> **THE EXERCISE**:
Every line containing the word "React" needs to be found and copied.

> **DATASET EXTRACT**:
* start *
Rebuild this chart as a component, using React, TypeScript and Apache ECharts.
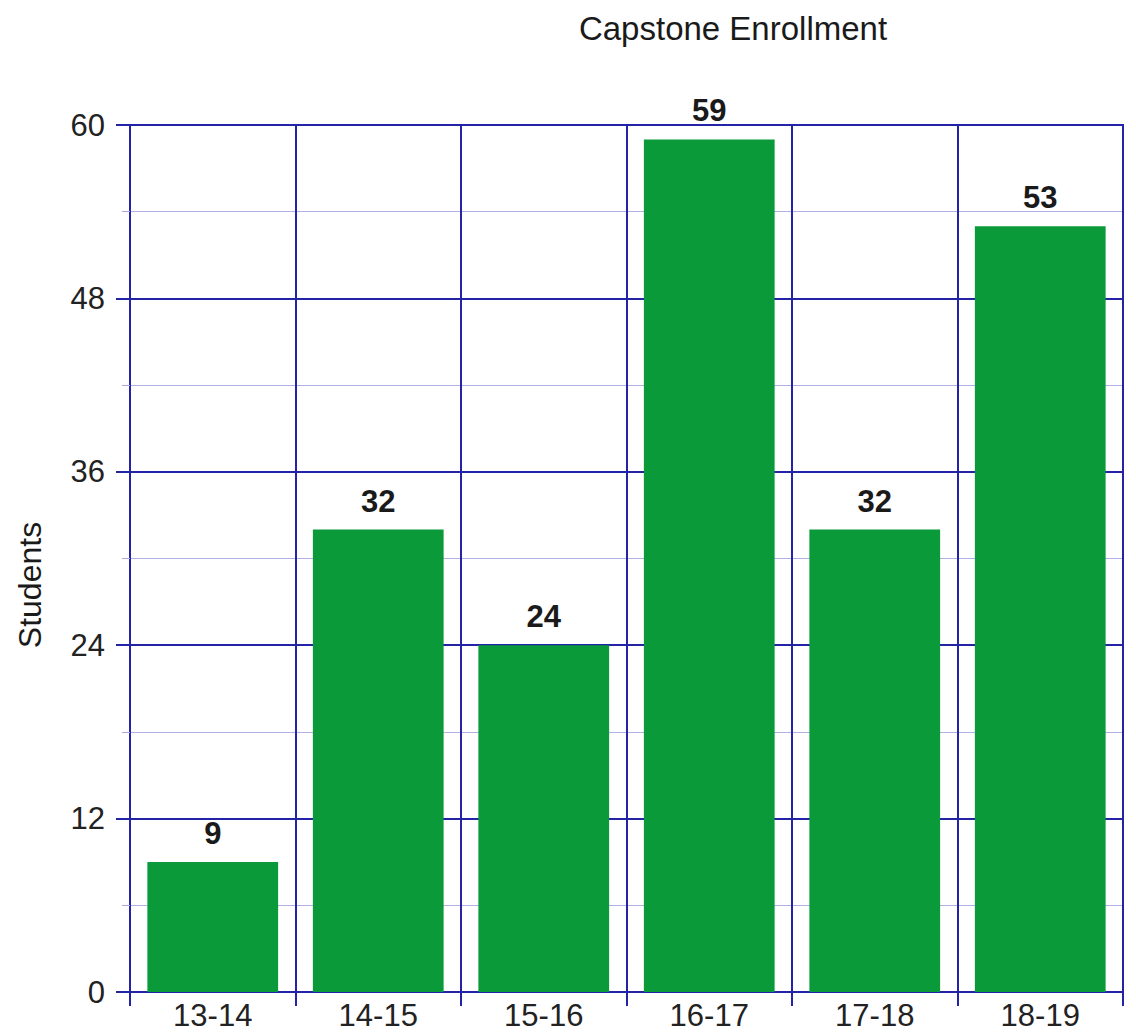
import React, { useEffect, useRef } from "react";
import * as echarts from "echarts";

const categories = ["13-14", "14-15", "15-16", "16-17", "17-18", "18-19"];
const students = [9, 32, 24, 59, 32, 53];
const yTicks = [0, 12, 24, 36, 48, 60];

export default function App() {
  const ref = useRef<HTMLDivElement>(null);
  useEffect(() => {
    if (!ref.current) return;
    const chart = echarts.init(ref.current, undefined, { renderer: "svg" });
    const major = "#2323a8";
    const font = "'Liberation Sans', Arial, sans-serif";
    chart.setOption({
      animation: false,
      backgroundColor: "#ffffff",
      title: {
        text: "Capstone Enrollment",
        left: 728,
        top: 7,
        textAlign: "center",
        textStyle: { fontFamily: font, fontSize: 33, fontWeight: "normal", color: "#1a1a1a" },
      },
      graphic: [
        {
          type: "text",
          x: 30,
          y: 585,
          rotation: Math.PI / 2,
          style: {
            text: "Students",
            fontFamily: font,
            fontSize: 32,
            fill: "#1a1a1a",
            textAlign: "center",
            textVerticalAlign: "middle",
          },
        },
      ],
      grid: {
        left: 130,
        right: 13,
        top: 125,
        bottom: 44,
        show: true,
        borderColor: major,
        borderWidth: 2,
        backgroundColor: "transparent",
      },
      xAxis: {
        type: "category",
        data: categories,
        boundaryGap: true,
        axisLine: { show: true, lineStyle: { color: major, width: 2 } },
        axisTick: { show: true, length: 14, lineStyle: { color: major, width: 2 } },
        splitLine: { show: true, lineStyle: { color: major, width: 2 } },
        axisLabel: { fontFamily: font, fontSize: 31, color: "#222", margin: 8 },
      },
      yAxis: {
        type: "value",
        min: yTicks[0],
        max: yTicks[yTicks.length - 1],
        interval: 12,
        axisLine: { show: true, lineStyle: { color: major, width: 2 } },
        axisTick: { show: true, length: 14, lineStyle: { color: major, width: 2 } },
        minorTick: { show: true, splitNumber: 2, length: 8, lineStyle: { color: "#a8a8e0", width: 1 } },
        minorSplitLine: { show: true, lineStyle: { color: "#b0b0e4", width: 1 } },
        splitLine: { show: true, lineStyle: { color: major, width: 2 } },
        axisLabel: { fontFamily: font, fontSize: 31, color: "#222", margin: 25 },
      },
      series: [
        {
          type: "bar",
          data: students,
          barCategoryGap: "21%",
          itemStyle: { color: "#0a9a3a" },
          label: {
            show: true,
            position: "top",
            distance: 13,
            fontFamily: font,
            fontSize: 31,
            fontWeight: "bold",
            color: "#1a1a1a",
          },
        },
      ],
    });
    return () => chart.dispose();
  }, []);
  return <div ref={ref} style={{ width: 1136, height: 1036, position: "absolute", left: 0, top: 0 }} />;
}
* end *
> **WRITTEN SOLUTION**:
Rebuild this chart as a component, using React, TypeScript and Apache ECharts.
import React, { useEffect, useRef } from "react";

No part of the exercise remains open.